For the banks, that pot of gold comes in the form of continued relevance and fees. "What corporates pay us for today is not what they'll pay us for in five years' time. If we take away some of the pain they'll pay us money. They're ecstatic if you take away the pain."

For corporates, the driver would be greater efficiency and less complexity. "If the pain is enough they will do it and if the gain is big enough they will do it," he said.

Stewart identified cost, technology and lack of standard data elements as obstacles to integration. "I think cost is going to be the major factor in how quickly the supply chain is integrated. Cost won't prevent it happening but it will dictate the pace," he said. Industry would benefit from having the process of standardization and integration broken down into manageable chunks.

He suggested the way forward would involve "collaboration allied to a sense of real urgency" and strongly urged banks to participate in SWIFT initiatives such as the Trust Services Advisory Group and Trade Service Utility.

Stewart also called for better communication within industry sectors for greater integration and for internal divisions between departments to be addressed. "While I have a lot of sympathy for corporates frustrated by progress from banks, many need to look inside themselves for the sort of cooperation and integration that they expect from banks."
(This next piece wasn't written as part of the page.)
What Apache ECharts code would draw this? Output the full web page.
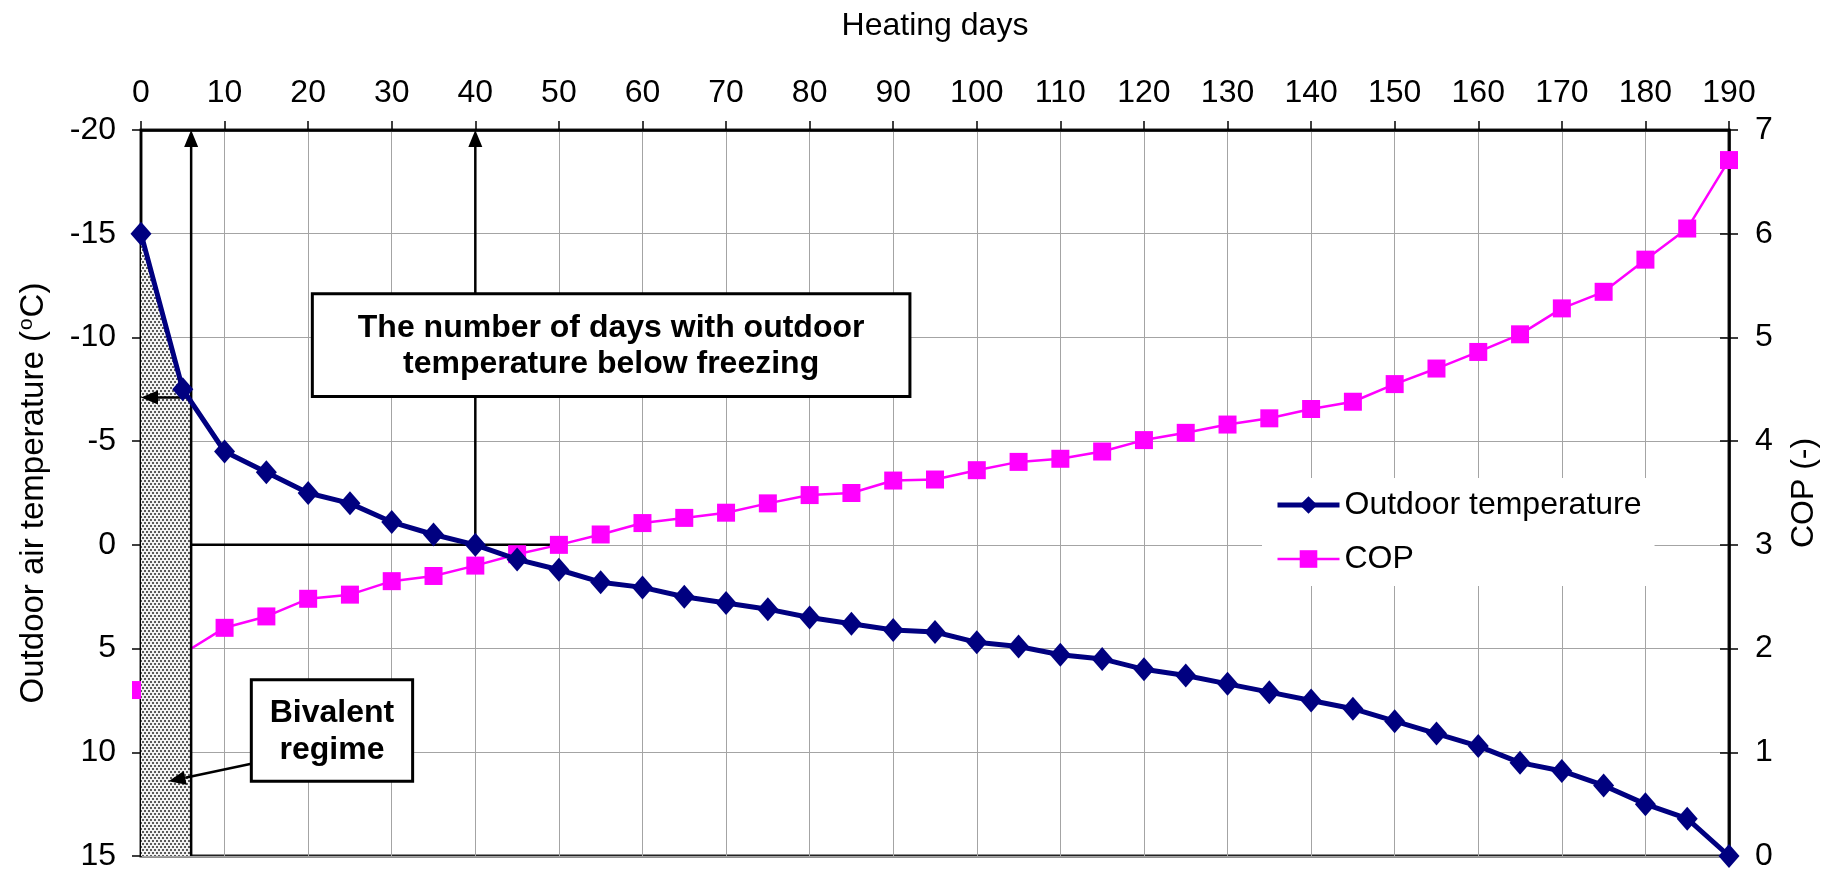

According to Charles E. Phillips Jr., president and member of the board of Oracle Corporation, that may be already happening. He said that industry was coming to an "inflection point" and change was being driven by "standardization and simplification".

"On the integration side of it, we have some areas that the industry has agreed certain standards are now viable." This included the transition to IP networks and a standard language for information exchange in XML, standard interfaces via abstraction and standard financial semantics through SWIFT. "All of this has happened in the last few years. You can see now where they're making their bets. It was an area due for standardization; it wasn't ready five years ago but it is now."

Corporates have also recognized the need to simplify existing systems. "People are starting to understand simplification, consolidation and standardization," he said.